WWF Germany calls for pesticide reduction

The World Wide Fund for Nature (WWF) in Germany works for a decrease in national and international pesticide use. In August 1994, WWF led a campaign to adopt a national pesticide reduction programme. About 15,000 WWF supporters sent post cards calling on agriculture minister, Jochen Borchert, to take urgent action. The aim is to reduce by half the amount of pesticide active ingredient used and cut the application frequency between now and the year 2000. At their conference of 9 March this year in Bremerhaven, the environment ministers of the federal (coastal) states of Hamburg, Bremen, Niedersachsen, Schleswig-Holstein and Mecklenburg-Vorpommern called on the Federal Government to develop a pesticide reduction programme.

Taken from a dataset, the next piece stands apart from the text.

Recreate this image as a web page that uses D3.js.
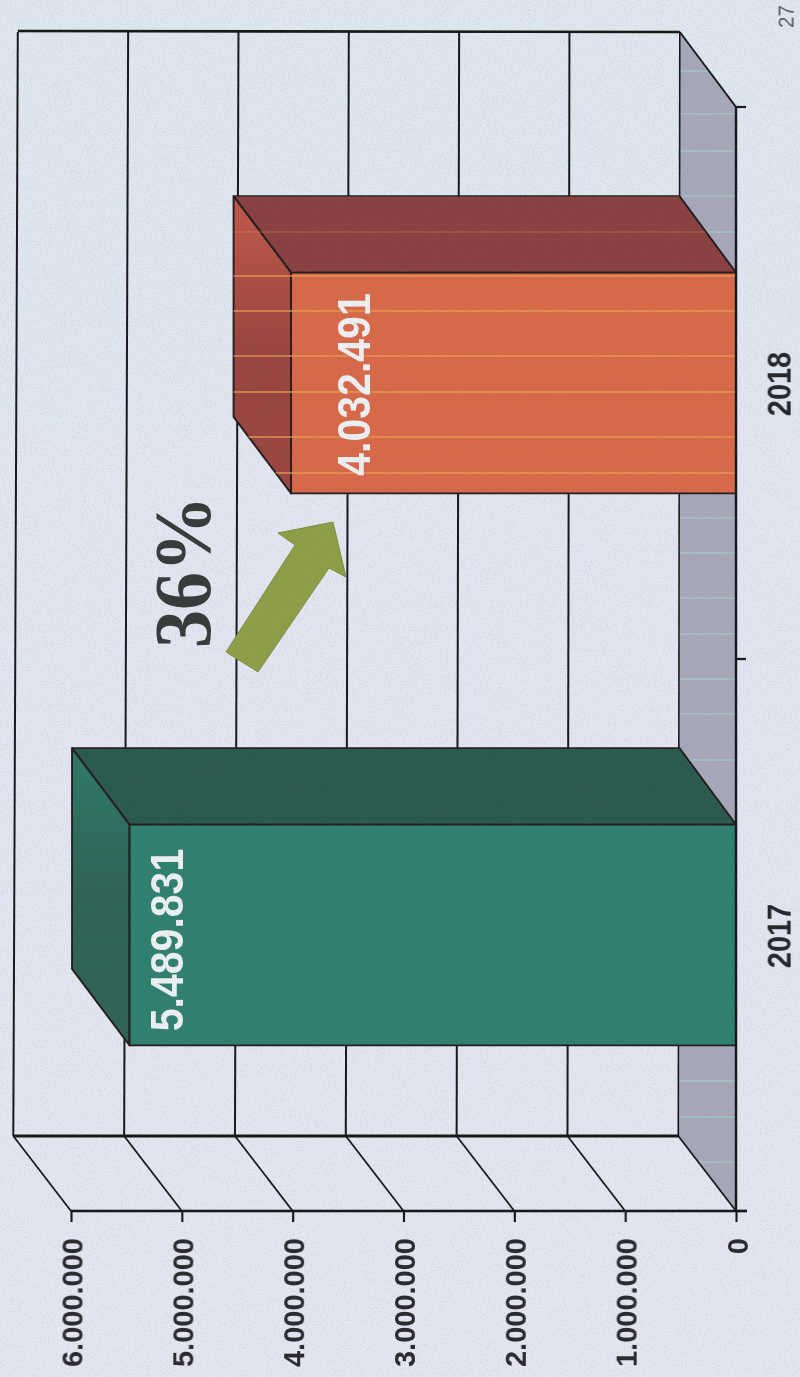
<!DOCTYPE html>
<html><head><meta charset="utf-8">
<script src="https://cdn.jsdelivr.net/npm/d3@7/dist/d3.min.js"></script>
<style>html,body{margin:0;padding:0;background:#e3e7f2}svg{display:block}</style>
</head><body><svg id="c" width="800" height="1377"></svg>
<script>
// --- data
const years = ["2018", "2017"];
const values = [4032491, 5489831];
const valueTicks = [0, 1000000, 2000000, 3000000, 4000000, 5000000, 6000000];
const growthLabel = "36%";
const pageNumber = "27";

// --- layout
const W = 800, H = 1377;
const depthX = -57.7, depthY = -75, scanSkew = 3;
const barDepthX = -57.5, barDepthY = -76.5, barInset = 2;
const labelBaseline = { "2017": 183, "2018": 370 };
const labelShift = { "2017": 5, "2018": 1.5 };
const arrowShape = [[226,652],[258,672],[329,568],[346,577],[333,522],[278,533],[295,545]];
const scanRows = [71,114,151,196,232,276,311,356,392,437,473,518,553,598,634,679,714,760,1081,1117,1162];
const colors = {
  "2017": { front: "#2f8170", top: "#2c5a50", sideA: "#2f7465", sideB: "#2e6356" },
  "2018": { front: "#d9694a", top: "#8a4142", sideA: "#bb5547", sideB: "#9a4540" }
};

const svg = d3.select("#c");
const defs = svg.append("defs");

const grad = defs.append("linearGradient").attr("id","bg").attr("x1",0).attr("x2",0).attr("y1",0).attr("y2",1);
grad.append("stop").attr("offset",0).attr("stop-color","#e0e8f2");
grad.append("stop").attr("offset",.45).attr("stop-color","#e3e7f3");
grad.append("stop").attr("offset",1).attr("stop-color","#e5e7f2");

const noise = defs.append("filter").attr("id","grain").attr("x",0).attr("y",0).attr("width","100%").attr("height","100%");
noise.append("feTurbulence").attr("type","fractalNoise").attr("baseFrequency",.7).attr("numOctaves",2).attr("seed",4);
noise.append("feColorMatrix").attr("type","matrix").attr("values","0 0 0 0 .2  0 0 0 0 .2  0 0 0 0 .2  0 0 0 1.1 -.46");
defs.append("filter").attr("id","soft").append("feGaussianBlur").attr("stdDeviation",.4);

// --- scales: the chart is rotated a quarter turn, value runs right-to-left
const x = d3.scaleLinear().domain([0, 6000000]).range([736, 71]);
const y = d3.scaleBand().domain(years).range([107, 1211]).paddingInner(.6).paddingOuter(.3);
const fmt = d3.formatLocale({ decimal: ",", thousands: ".", grouping: [3], currency: ["", ""] }).format(",d");
const line = d3.line();

svg.append("rect").attr("width",W).attr("height",H).attr("fill","url(#bg)");
const g = svg.append("g").attr("filter","url(#soft)");

const [yTop, yBot] = y.range();
const backTop = yTop + depthY, backBot = yBot + depthY;

// floor
const floorPts = [[x(0)+depthX+scanSkew/2, backTop],[x(0), yTop],[x(0), yBot],[x(0)+depthX, backBot]];
g.append("path").attr("d", line(floorPts)+"Z").attr("fill","#a8a8bb");
defs.append("clipPath").attr("id","floorClip").append("path").attr("d", line(floorPts)+"Z");
g.append("g").attr("clip-path","url(#floorClip)").selectAll("line").data(scanRows).join("line")
  .attr("x1",0).attr("x2",W).attr("y1",d=>d).attr("y2",d=>d)
  .attr("stroke","#a3c4c6").attr("stroke-width",2).attr("opacity",.85);

// back wall gridlines
g.append("g").selectAll("line").data(valueTicks).join("line")
  .attr("x1",d=>x(d)+depthX+scanSkew*(d/6000000)+1.5).attr("y1",backTop)
  .attr("x2",d=>x(d)+depthX).attr("y2",backBot)
  .attr("stroke","#17191b").attr("stroke-width",d=>d===0?1.6:2);
// wall-floor boundaries
g.append("path").attr("d", line([[x(6000000)+depthX+4.5,backTop-1],[x(0)+depthX+1.5,backTop]]))
  .attr("stroke","#121314").attr("stroke-width",2.6).attr("fill","none");
g.append("path").attr("d", line([[x(6000000)+depthX,backBot],[x(0)+depthX,backBot]]))
  .attr("stroke","#121314").attr("stroke-width",2.8).attr("fill","none");
// receding lines to the front axis
g.append("g").selectAll("line").data(valueTicks).join("line")
  .attr("x1",d=>x(d)+depthX).attr("y1",backBot).attr("x2",d=>x(d)).attr("y2",yBot)
  .attr("stroke","#17191b").attr("stroke-width",1.8);
g.append("path").attr("d", line([[x(0)+depthX+1.5,backTop],[x(0),yTop]]))
  .attr("stroke","#17191b").attr("stroke-width",2).attr("fill","none");

// bars
const bars = years.map((yr,i)=>({year:yr, value:values[i]}));
const barG = g.append("g").selectAll("g").data(bars).join("g");
barG.each(function(d){
  const b = d3.select(this), c = colors[d.year];
  const xTop = x(d.value) + barInset, xBase = x(0);
  const y0 = y(d.year), y1 = y0 + y.bandwidth();
  const dx = barDepthX, dy = barDepthY;
  const sg = defs.append("linearGradient").attr("id","side"+d.year).attr("x1",0).attr("x2",0).attr("y1",0).attr("y2",1);
  sg.append("stop").attr("offset",.1).attr("stop-color",c.sideA);
  sg.append("stop").attr("offset",.5).attr("stop-color",c.sideB);
  const outline = {stroke:"#241c1b","stroke-width":1.9,"stroke-linejoin":"round"};
  const topPts = [[xTop,y0],[xBase,y0],[xBase+dx+1,y0+dy],[xTop+dx,y0+dy]];
  const sidePts = [[xTop,y0],[xTop,y1],[xTop+dx,y1+dy],[xTop+dx,y0+dy]];
  const top = b.append("path").attr("d", line(topPts)+"Z").attr("fill",c.top);
  const side = b.append("path").attr("d", line(sidePts)+"Z").attr("fill",`url(#side${d.year})`);
  const front = b.append("rect").attr("x",xTop).attr("y",y0).attr("width",xBase-xTop).attr("height",y1-y0).attr("fill",c.front);
  [top,side,front].forEach(s=>Object.entries(outline).forEach(([k,v])=>s.attr(k,v)));
  if (d.year === "2018") {
    const id = "barClip"+d.year;
    const cp = defs.append("clipPath").attr("id",id);
    cp.append("rect").attr("x",xTop).attr("y",y0).attr("width",xBase-xTop).attr("height",y1-y0);
    cp.append("path").attr("d", line(sidePts)+"Z");
    cp.append("path").attr("d", line(topPts)+"Z");
    b.append("g").attr("clip-path",`url(#${id})`).selectAll("line").data(scanRows).join("line")
      .attr("x1",0).attr("x2",W).attr("y1",r=>r).attr("y2",r=>r)
      .attr("stroke","#e8a050").attr("stroke-width",1.6)
      .attr("opacity",r=>r<y0?.25:.85);
  }
});

// value axis (front edge)
const valueAxis = d3.axisBottom(x).tickValues(valueTicks).tickSize(11).tickPadding(0).tickFormat(fmt);
const ax = g.append("g").attr("transform",`translate(0,${yBot})`).call(valueAxis);
ax.select(".domain").attr("stroke","#121314").attr("stroke-width",2.6).attr("d",`M${x(6000000)},0H${x(0)+11}`);
ax.selectAll(".tick line").attr("stroke","#121314").attr("stroke-width",2.1);
ax.selectAll(".tick text")
  .attr("transform","translate(11,27) rotate(-90)").attr("x",0).attr("y",0).attr("dy",0)
  .attr("text-anchor","end")
  .attr("font-family","'Liberation Sans',Arial,sans-serif").attr("font-weight","bold").attr("font-size",29)
  .attr("fill","#2a2c2e");

// category axis: right edge with ticks at band boundaries
const catAxis = d3.axisRight(y).tickSize(0).tickPadding(0);
const cx = g.append("g").attr("transform",`translate(${x(0)},0)`).call(catAxis);
cx.select(".domain").attr("stroke","#121314").attr("stroke-width",2.4).attr("d",`M0,${yTop}V${yBot}`);
cx.selectAll(".tick text")
  .attr("transform","translate(55,1) rotate(-90) scale(1,1.12)").attr("x",0).attr("y",0).attr("dy",0)
  .attr("text-anchor","middle")
  .attr("font-family","'Liberation Sans',Arial,sans-serif").attr("font-weight","bold").attr("font-size",29)
  .attr("fill","#26282a");
const boundaries = [yTop, yTop + y.step(), yBot];
g.append("g").selectAll("line").data(boundaries).join("line")
  .attr("x1",x(0)).attr("x2",x(0)+10).attr("y1",d=>d).attr("y2",d=>d)
  .attr("stroke","#121314").attr("stroke-width",2.2);

// value labels on bars
g.append("g").selectAll("text").data(bars).join("text")
  .attr("transform",d=>`translate(${labelBaseline[d.year]},${y(d.year)+y.bandwidth()/2+labelShift[d.year]}) rotate(-90) scale(1,1.14)`)
  .attr("text-anchor","middle")
  .attr("font-family","'Liberation Sans',Arial,sans-serif").attr("font-size",41).attr("font-weight","bold")
  .attr("fill","#eef2f5").text(d=>fmt(d.value));

// growth arrow and label
g.append("path").attr("d", line(arrowShape)+"Z").attr("fill","#8f9f46").attr("stroke","#7f8f3e").attr("stroke-width",1);
g.append("text").attr("transform","translate(210,648) rotate(-90) scale(1,1.06)")
  .attr("font-family","'Liberation Serif','Times New Roman',serif").attr("font-weight","bold").attr("font-size",76)
  .attr("fill","#363a38").text(growthLabel);

// page number
g.append("text").attr("transform","translate(794,28) rotate(-90) scale(1,1.12)")
  .attr("font-family","'Liberation Sans',Arial,sans-serif").attr("font-size",20.5)
  .attr("fill","#5a5c60").text(pageNumber);

// paper grain
svg.append("rect").attr("width",W).attr("height",H).attr("filter","url(#grain)").attr("opacity",.3);
</script></body></html>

Minister Angela Merkel was called on to adopt "regulations on the technical practice of plant protection products with the aim of minimising the their use and to present a report on pesticide use and possibilities for its reduction in Germany at the 43rd conference of environment ministers".

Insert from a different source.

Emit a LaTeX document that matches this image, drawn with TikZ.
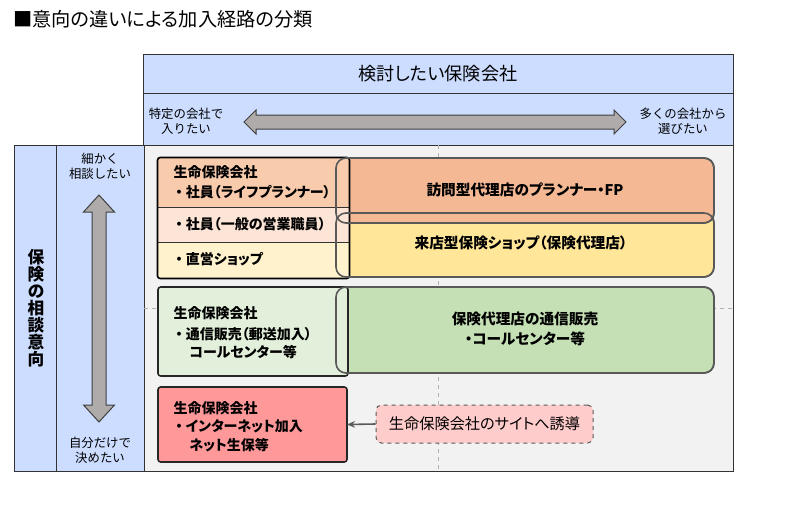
\documentclass[tikz,border=0pt]{standalone}
\usepackage{fontspec}
\setmainfont{Noto Sans CJK JP}[RawFeature=+palt]
\newfontfamily\widejp{Noto Sans CJK JP}
\usetikzlibrary{arrows.meta}

\definecolor{hdrblue}{RGB}{204,221,255}
\definecolor{areagray}{RGB}{242,242,242}
\definecolor{visitfill}{RGB}{244,185,148}
\definecolor{shopfill}{RGB}{255,230,153}
\definecolor{mailfill}{RGB}{197,224,180}
\definecolor{rowone}{RGB}{248,203,173}
\definecolor{rowtwo}{RGB}{252,228,214}
\definecolor{rowthree}{RGB}{255,242,204}
\definecolor{lightgreen}{RGB}{226,239,218}
\definecolor{netred}{RGB}{255,153,153}
\definecolor{sitepink}{RGB}{255,204,204}
\definecolor{arrowgray}{RGB}{175,171,171}
\definecolor{edgegray}{RGB}{89,89,89}

\tikzset{every picture/.style={line width=0.75pt}}
\tikzset{
  cell/.style={draw=black!80, line width=0.75pt, inner sep=0pt, outer sep=0pt},
  rbox/.style={draw=edgegray, line width=1.2pt, rounded corners=7.5pt, inner sep=0pt, outer sep=0pt},
  cobox/.style={draw=black!85, line width=1.2pt, rounded corners=2pt, inner sep=0pt, outer sep=0pt},
  bigarrow/.style={draw=black!75, fill=arrowgray, line width=0.75pt},
  small/.style={font=\widejp\fontsize{9.3}{11.5}\selectfont, align=center},
  boxtext/.style={font=\fontsize{10.5}{12}\selectfont\bfseries},
  midtext/.style={font=\fontsize{11}{15}\selectfont\bfseries, align=center}
}
\newcommand{\dotsp}{・\hspace{2.5pt}}

\begin{document}
\begin{tikzpicture}[x=0.75pt,y=0.75pt,yscale=-1,xscale=1]
    \useasboundingbox (0,0) rectangle (791,507);

    % Text Node
    \draw (12,19) node (title) [anchor=west][inner sep=0.75pt] [font=\fontsize{14.4}{16}\selectfont] {■意向の違いによる加入経路の分類};

    %Shape: Rectangle (header)
    \node (header) [cell, fill=hdrblue, minimum width=442.5pt, minimum height=29.25pt] at (438,73.5) {};
    %Shape: Rectangle (scale row)
    \node (scalerow) [cell, fill=hdrblue, minimum width=442.5pt, minimum height=39pt] at (438,119) {};
    %Shape: Rectangle (left columns)
    \node (leftcol) [cell, fill=hdrblue, minimum width=31.5pt, minimum height=244.5pt] at (35,308) {};
    \node (scalecol) [cell, fill=hdrblue, minimum width=66pt, minimum height=244.5pt] at (100,308) {};
    %Shape: Rectangle (main area)
    \node (mainarea) [cell, fill=areagray, minimum width=441.75pt, minimum height=244.5pt] at (438.5,308) {};

    %Straight Lines (dashed guides)
    \draw [black!30, dashed, line width=0.6pt] (438,145) -- (438,471) ;
    \draw [black!30, dashed, line width=0.6pt] (144,308) -- (733,308) ;

    %Shape: Double arrows
    \draw [bigarrow] (244,122) -- (256,110) -- (256,115) -- (614,115) -- (614,110) -- (626,122) -- (614,134) -- (614,129) -- (256,129) -- (256,134) -- cycle ;
    \draw [bigarrow] (99,195) -- (114.5,212) -- (106,212) -- (106,405) -- (114.5,405) -- (99,422) -- (83.5,405) -- (92,405) -- (92,212) -- (83.5,212) -- cycle ;

    %Shape: Rounded Rectangle (agency boxes)
    \node (shop) [rbox, fill=shopfill, minimum width=283.5pt, minimum height=48pt] at (525,245) {};
    \node (visit) [rbox, fill=visitfill, minimum width=283.5pt, minimum height=48.75pt] at (525,190.5) {};
    \node (mail) [rbox, fill=mailfill, minimum width=283.5pt, minimum height=64.5pt] at (525,330) {};

    %Shape: Rectangle (insurer, three rows)
    \node (rowA) [inner sep=0pt, fill=rowone, minimum width=143.25pt, minimum height=36.75pt] at (253.5,182.5) {};
    \node (rowB) [inner sep=0pt, fill=rowtwo, minimum width=143.25pt, minimum height=26.25pt] at (253.5,224.5) {};
    \node (rowC) [inner sep=0pt, fill=rowthree, minimum width=143.25pt, minimum height=27pt] at (253.5,260) {};
    \draw [black!80, line width=0.5pt] (rowA.south west) -- (rowA.south east) ;
    \draw [black!80, line width=0.5pt] (rowB.south west) -- (rowB.south east) ;
    \draw [black, line width=1.2pt, rounded corners=2pt] (rowA.north west) rectangle (rowC.south east) ;

    %Shape: Rectangle (insurer, direct)
    \node (direct) [cobox, fill=lightgreen, minimum width=142.5pt, minimum height=66.75pt] at (253,331.5) {};
    %Shape: Rectangle (insurer, online)
    \node (online) [cobox, fill=netred, minimum width=141.75pt, minimum height=56.25pt] at (252.5,424.5) {};

    %Outlines of agency boxes over the insurer boxes
    \draw [edgegray, line width=1.2pt, rounded corners=7.5pt] (visit.north west) rectangle (visit.south east) ;
    \draw [edgegray, line width=1.2pt, rounded corners=7.5pt] (shop.north west) rectangle (shop.south east) ;
    \draw [edgegray, line width=1.2pt, rounded corners=7.5pt] (mail.north west) rectangle (mail.south east) ;

    %Shape: Rounded Rectangle (dashed)
    \node (site) [draw=edgegray, dashed, fill=sitepink, line width=0.75pt, rounded corners=4pt, minimum width=162.75pt, minimum height=28.5pt, font=\fontsize{11.4}{13}\selectfont] at (484.5,424) {生命保険会社のサイトへ誘導};

    %Straight Lines
    \draw [edgegray, line width=1.2pt, -{Stealth[length=6pt,width=5pt]}] (site.west) -- (online.east) ;

    % Text Node
    \draw (438,74) node (hdrtext) [inner sep=0.75pt] [font=\fontsize{13.6}{15}\selectfont] {検討したい保険会社};
    % Text Node
    \draw (186,121) node (specific) [inner sep=0.75pt] [small] {特定の会社で\\入りたい};
    % Text Node
    \draw (683,121) node (many) [inner sep=0.75pt] [small] {多くの会社から\\選びたい};
    % Text Node
    \draw (100,166) node (consult) [inner sep=0.75pt] [small] {細かく\\相談したい};
    % Text Node
    \draw (100,450) node (alone) [inner sep=0.75pt] [small] {自分だけで\\決めたい};
    % Text Node
    \draw (36,308) node (intent) [inner sep=0.75pt] [align=center, font=\fontsize{12.5}{12.75}\selectfont\bfseries] {保\\険\\の\\相\\談\\意\\向};

    % Text Node
    \draw (172,172) node (lifeA) [anchor=west][inner sep=0.75pt] [boxtext] {生命保険会社};
    % Text Node
    \draw (174,192) node (planner) [anchor=west][inner sep=0.75pt] [boxtext] {\dotsp 社員（ライフプランナー）};
    % Text Node
    \draw (174,224) node (staff) [anchor=west][inner sep=0.75pt] [boxtext] {\dotsp 社員（一般の営業職員）};
    % Text Node
    \draw (174,259) node (ownshop) [anchor=west][inner sep=0.75pt] [boxtext] {\dotsp 直営ショップ};
    % Text Node
    \draw (172,313) node (lifeB) [anchor=west][inner sep=0.75pt] [boxtext] {生命保険会社};
    % Text Node
    \draw (174,334) node (mailorder) [anchor=west][inner sep=0.75pt] [boxtext] {\dotsp 通信販売（郵送加入）};
    % Text Node
    \draw (188,352) node (callB) [anchor=west][inner sep=0.75pt] [boxtext] {コールセンター等};
    % Text Node
    \draw (172,408) node (lifeC) [anchor=west][inner sep=0.75pt] [boxtext] {生命保険会社};
    % Text Node
    \draw (174,426) node (netjoin) [anchor=west][inner sep=0.75pt] [boxtext] {\dotsp インターネット加入};
    % Text Node
    \draw (188,445) node (netlife) [anchor=west][inner sep=0.75pt] [boxtext] {ネット生保等};

    % Text Node
    \draw (525,190) node (visittext) [inner sep=0.75pt] [midtext] {訪問型代理店のプランナー・FP};
    % Text Node
    \draw (521,243) node (shoptext) [inner sep=0.75pt] [midtext] {来店型保険ショップ（保険代理店）};
    % Text Node
    \draw (525,329) node (mailtext) [inner sep=0.75pt] [midtext] {保険代理店の通信販売\\・コールセンター等};
\end{tikzpicture}
\end{document}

    In a statement to the ministers for environment and agriculture, the IVA (German pesticide producers association) argues there is no proof that pesticides approved in Germany "cause unjustifiable or irreversible, damage to the environment when they are used according to their specifications and with good technical practice".
    However, initial results from a WWF study on compliance with the Pflanzen-schutzmittel-Anwendungsverordnung (regulation on the use of plant protection agents) reveal that pesticides are sometimes used improperly or unlawfully.

Hermann Kleemeyer, WWF, in Pestizid Brief 8/95.

[This article first appeared in Pesticides News No. 30, December 1995, page 16]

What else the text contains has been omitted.